The theory of the agency defense is that "one who acts solely as an agent for the buyer of narcotics cannot be convicted of the crime of selling those narcotics" (People v Ortiz, 76 N.Y.2d 446, 448-449). However, agency is not a complete defense. While, if successful, the agency defense will exonerate a defendant of a criminal sale conviction, evidence of agency can be used to find a defendant guilty of criminal possession of a controlled substance (see, e.g., People v Lam Lek Chong, 45 N.Y.2d 64, cert denied 439 U.S. 935).
We disagree. In People v Carr (supra), the Court of Appeals' conclusion that it was reversible error for the trial court to refuse the defendant's request to charge criminal possession of a controlled substance as a lesser included offense of the crime of criminal sale of a controlled substance in the fifth degree was not based upon some exception to the lesser included offense rule when the agency defense is raised. Rather, it was premised upon the fact that under the circumstances presented, the failure to charge as requested worked a violation of CPL 300.50 inasmuch as, under the then-prevailing interpretation of CPL 1.20 (37), possession crimes were lesser included offenses of sale crimes and a reasonable interpretation of the evidence presented in that case supported the possibility that the defendant was acting merely as an agent for the seller and thus could only be found guilty of the lesser offense. Because under the current interpretation of CPL 1.20 (37) (see, People v Glover, 57 N.Y.2d 61) possession counts are not lesser included offenses of sale counts (see, e.g., People v Cogle, supra), there is no similar CPL 300.50 violation here.
We likewise disagree with defendant's corollary argument that a handwritten report prepared by Dillon concerning both drug transactions constituted Rosario material and the prosecution's inability to turn it over because Dillon had destroyed it after he "typed [it] over" was a Rosario violation warranting the delivery of an adverse inference charge. Unquestionably the handwritten report was Rosario material (see, e.g., People v Gilligan, 39 N.Y.2d 769; People v Malinsky, 15 N.Y.2d 86, 90-91). However, assuming that Dillon's bare testimony that he typed over the report is insufficient to satisfy the People's burden of proving that the typewritten report (which was turned over to defendant) was the duplicative equivalent of the destroyed handwritten report (see, People v Young, 79 N.Y.2d 365, 369; People v Ranghelle, 69 N.Y.2d 56; People v Cortez, 185 A.D.2d 113; People v Serrando, 184 A.D.2d 1094, lv denied 80 N.Y.2d 837; People v Winthrop, 171 A.D.2d 829), there is absolutely no indication, suggestion or hint by defendant that he was prejudiced thereby (see, People v Martinez, 71 N.Y.2d 937, 939; People v Dolan, 172 A.D.2d 68, 76, lv denied 79 N.Y.2d 946; People v Winthrop, supra; People v Merchant, 171 A.D.2d 887; cf., People v Greany, 185 A.D.2d 376).

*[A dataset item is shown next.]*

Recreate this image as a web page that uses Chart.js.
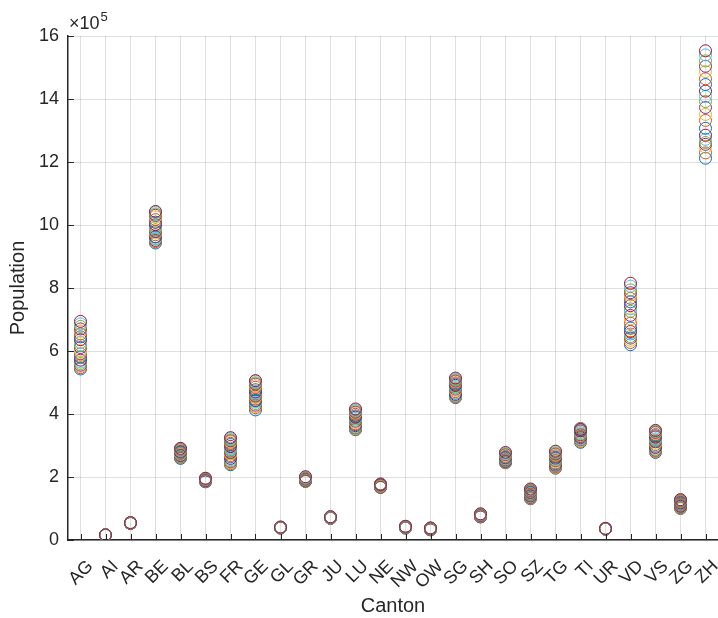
<!DOCTYPE html>
<html>
<head>
<meta charset="utf-8">
<script src="https://cdn.jsdelivr.net/npm/chart.js@4/dist/chart.umd.min.js"></script>
<style>
  html, body { margin: 0; padding: 0; background: #fff; }
  #wrap { width: 718px; height: 618px; }
</style>
</head>
<body>
<div id="wrap"><canvas id="popChart" width="718" height="618"></canvas></div>
<script>
// ===== data: population per canton, years 2000..2020 (thousands) =====
const years = [2000, 2001, 2002, 2003, 2004, 2005, 2006, 2007, 2008, 2009, 2010,
               2011, 2012, 2013, 2014, 2015, 2016, 2017, 2018, 2019, 2020];
const cantons = ["AG", "AI", "AR", "BE", "BL", "BS", "FR", "GE", "GL", "GR", "JU", "LU", "NE",
                 "NW", "OW", "SG", "SH", "SO", "SZ", "TG", "TI", "UR", "VD", "VS", "ZG", "ZH"];
const yTicks = [0, 2, 4, 6, 8, 10, 12, 14, 16];   // x 10^5

const AG = [543, 547, 551, 555, 560, 565, 571, 581, 591, 601, 611, 618, 627, 636, 645, 654, 663, 670, 678, 686, 694];
const AI = [14.9, 15.0, 15.0, 15.0, 15.1, 15.2, 15.3, 15.4, 15.5, 15.6, 15.7, 15.7, 15.8, 15.8, 15.8, 16.0, 16.1, 16.1, 16.1, 16.2, 16.3];
const AR = [53.2, 53.5, 53.2, 52.9, 52.6, 52.7, 52.8, 52.9, 53.0, 53.0, 53.0, 53.0, 53.3, 53.4, 53.7, 54.0, 54.5, 54.9, 55.2, 55.2, 55.3];
const BE = [943, 947, 950, 951, 955, 957, 962, 963, 969, 975, 979, 985, 993, 1001, 1009, 1017, 1026, 1031, 1035, 1040, 1043];
const BL = [259, 261, 263, 264, 265, 266, 268, 269, 271, 273, 275, 276, 277, 279, 281, 284, 286, 288, 289, 290, 291];
const BS = [188, 187, 187, 186, 186, 186, 185, 185, 186, 187, 187, 188, 188, 189, 190, 191, 193, 194, 195, 196, 196];
const FR = [239, 242, 245, 248, 251, 255, 259, 264, 268, 273, 278, 285, 291, 297, 303, 307, 312, 315, 318, 322, 325];
const GE = [413, 420, 424, 428, 433, 438, 442, 443, 447, 453, 457, 461, 466, 470, 477, 485, 490, 495, 499, 504, 506];
const GL = [38.2, 38.3, 38.3, 38.4, 38.4, 38.3, 38.2, 38.3, 38.5, 38.6, 39.2, 39.4, 39.4, 39.6, 39.8, 40.0, 40.1, 40.4, 40.6, 40.9, 41.2];
const GR = [186, 186, 187, 187, 187, 188, 188, 189, 190, 191, 192, 193, 193, 194, 195, 196, 197, 198, 198, 199, 201];
const JU = [69.0, 69.1, 69.3, 69.3, 69.4, 69.6, 69.6, 69.7, 69.8, 70.1, 70.5, 70.5, 70.9, 71.7, 72.4, 72.8, 73.1, 73.3, 73.4, 73.4, 73.7];
const LU = [350, 352, 354, 356, 357, 360, 363, 366, 369, 373, 377, 381, 386, 390, 394, 399, 403, 406, 410, 413, 416];
const NE = [167, 167, 167, 168, 168, 168, 168, 169, 170, 171, 173, 174, 174, 175, 176, 177, 178, 178, 177, 176, 176];
const NW = [37.7, 38.0, 38.4, 38.8, 39.4, 39.9, 40.3, 40.3, 40.6, 40.8, 41.0, 41.3, 41.6, 41.9, 42.4, 42.6, 42.6, 43.0, 43.2, 43.2, 43.5];
const OW = [32.4, 32.4, 32.7, 32.9, 33.3, 33.6, 33.7, 34.0, 34.4, 35.0, 35.6, 35.9, 36.1, 36.5, 36.8, 37.1, 37.4, 37.6, 37.8, 38.0, 38.1];
const SG = [452, 453, 455, 456, 457, 459, 462, 466, 471, 475, 479, 483, 487, 491, 495, 499, 503, 505, 508, 511, 514];
const SH = [73.4, 73.4, 73.6, 73.9, 74.5, 74.5, 74.5, 75.0, 75.7, 76.4, 77.1, 77.8, 78.0, 78.8, 79.4, 80.0, 80.8, 81.4, 81.9, 82.3, 83.1];
const SO = [245, 246, 247, 248, 249, 249, 250, 250, 252, 254, 255, 257, 259, 261, 263, 266, 269, 271, 273, 275, 278];
const SZ = [131, 132, 134, 135, 137, 139, 140, 141, 143, 145, 146, 148, 149, 151, 152, 154, 156, 157, 159, 161, 162];
const TG = [228, 229, 231, 233, 234, 236, 238, 242, 245, 249, 252, 254, 257, 260, 263, 267, 270, 273, 276, 280, 282];
const TI = [310, 313, 315, 318, 320, 322, 325, 328, 330, 333, 334, 337, 341, 346, 350, 352, 354, 354, 353, 352, 351];
const UR = [34.8, 34.9, 35.0, 35.1, 35.0, 35.0, 34.9, 35.0, 35.2, 35.3, 35.3, 35.4, 35.7, 35.9, 36.0, 36.1, 36.3, 36.4, 36.4, 36.7, 37.0];
const VD = [620, 627, 634, 641, 646, 654, 662, 673, 688, 702, 713, 726, 734, 744, 756, 767, 778, 785, 794, 806, 815];
const VS = [278, 281, 283, 285, 288, 292, 294, 298, 303, 307, 312, 317, 321, 327, 331, 335, 340, 342, 344, 346, 348];
const ZG = [100, 101, 102, 103, 104, 106, 107, 109, 111, 113, 114, 116, 117, 118, 120, 122, 124, 125, 126, 128, 128];
const ZH = [1212, 1229, 1247, 1256, 1262, 1272, 1285, 1307, 1332, 1351, 1373, 1392, 1408, 1425, 1446, 1464, 1487, 1504, 1521, 1540, 1553];

const cantonData = [AG, AI, AR, BE, BL, BS, FR, GE, GL, GR, JU, LU, NE,
                    NW, OW, SG, SH, SO, SZ, TG, TI, UR, VD, VS, ZG, ZH];

// MATLAB default color order
const colorOrder = ["#0072BD", "#D95319", "#EDB120", "#7E2F8E", "#77AC30", "#4DBEEE", "#A2142F"];

const AXIS_COLOR = "#262626";
const GRID_COLOR = "rgba(38,38,38,0.15)";
const FONT = "'Liberation Sans', Arial, Helvetica, sans-serif";

// one dataset per year, last year drawn on top
const datasets = years.map((yr, i) => ({
  label: String(yr),
  data: cantonData.map(arr => arr[i] * 1000),
  showLine: false,
  pointStyle: "circle",
  pointRadius: 6,
  pointHoverRadius: 6,
  pointBorderWidth: 1,
  borderColor: colorOrder[i % colorOrder.length],
  backgroundColor: "rgba(0,0,0,0)",
  order: years.length - i
}));

// ===== inward ticks + x10^5 exponent label =====
const matlabAxes = {
  id: "matlabAxes",
  afterDraw(chart) {
    const { ctx, chartArea, scales } = chart;
    const x = scales.x, y = scales.y;
    ctx.save();
    ctx.strokeStyle = AXIS_COLOR;
    ctx.lineWidth = 1;
    ctx.beginPath();
    yTicks.forEach(t => {
      const py = Math.round(y.getPixelForValue(t * 1e5)) + 0.5;
      ctx.moveTo(chartArea.left, py);
      ctx.lineTo(chartArea.left + 6, py);
    });
    cantons.forEach((c, i) => {
      const px = Math.round(x.getPixelForValue(i)) + 0.5;
      ctx.moveTo(px, chartArea.bottom);
      ctx.lineTo(px, chartArea.bottom - 6);
    });
    ctx.stroke();

    ctx.fillStyle = AXIS_COLOR;
    ctx.textBaseline = "alphabetic";
    ctx.textAlign = "left";
    ctx.font = "18px " + FONT;
    ctx.fillText("×10", chartArea.left + 1, chartArea.top - 7);
    const w = ctx.measureText("×10").width;
    ctx.font = "13px " + FONT;
    ctx.fillText("5", chartArea.left + 1 + w + 1, chartArea.top - 15);
    ctx.restore();
  }
};

const ctx = document.getElementById("popChart").getContext("2d");
new Chart(ctx, {
  type: "line",
  data: { labels: cantons, datasets },
  plugins: [matlabAxes],
  options: {
    responsive: false,
    animation: false,
    layout: { autoPadding: false, padding: { top: 36, right: 0, left: 0, bottom: 0 } },
    plugins: {
      legend: { display: false },
      tooltip: { enabled: false }
    },
    scales: {
      x: {
        type: "category",
        offset: true,
        grid: { offset: false, color: GRID_COLOR, drawTicks: false },
        border: { color: AXIS_COLOR, width: 1.5 },
        ticks: {
          color: AXIS_COLOR,
          font: { family: FONT, size: 18 },
          maxRotation: 45,
          minRotation: 45,
          autoSkip: false,
          padding: 16,
          labelOffset: 10
        },
        title: {
          display: true,
          text: "Canton",
          color: AXIS_COLOR,
          font: { family: FONT, size: 20 },
          padding: { top: 0, bottom: 0 }
        },
        afterFit(scale) {
          scale.height = 78;
          scale.paddingLeft = 0;
          scale.paddingRight = 0;
        }
      },
      y: {
        min: 0,
        max: 1.6e6,
        grid: { color: GRID_COLOR, drawTicks: false },
        border: { color: AXIS_COLOR, width: 1.5 },
        ticks: {
          stepSize: 2e5,
          color: AXIS_COLOR,
          font: { family: FONT, size: 18 },
          padding: 9,
          callback: v => v / 1e5
        },
        title: {
          display: true,
          text: "Population",
          color: AXIS_COLOR,
          font: { family: FONT, size: 20 },
          padding: { top: 6, bottom: 0 }
        },
        afterFit(scale) {
          scale.width = 68;
          scale.paddingTop = 0;
          scale.paddingBottom = 0;
        }
      }
    }
  }
});
</script>
</body>
</html>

Indeed, defendant's failure to make any use whatsoever of the typewritten report during his cross-examination of Dillon strongly suggests that the document (or its handwritten original) had little or no relevance or importance to defendant's case (cf., People v Wallace, 76 N.Y.2d 953).
We have reviewed defendant's remaining contentions and find them to be without merit.
Yesawich Jr., J.P., Levine, Crew III and Harvey, JJ., concur. Ordered that the judgment is affirmed.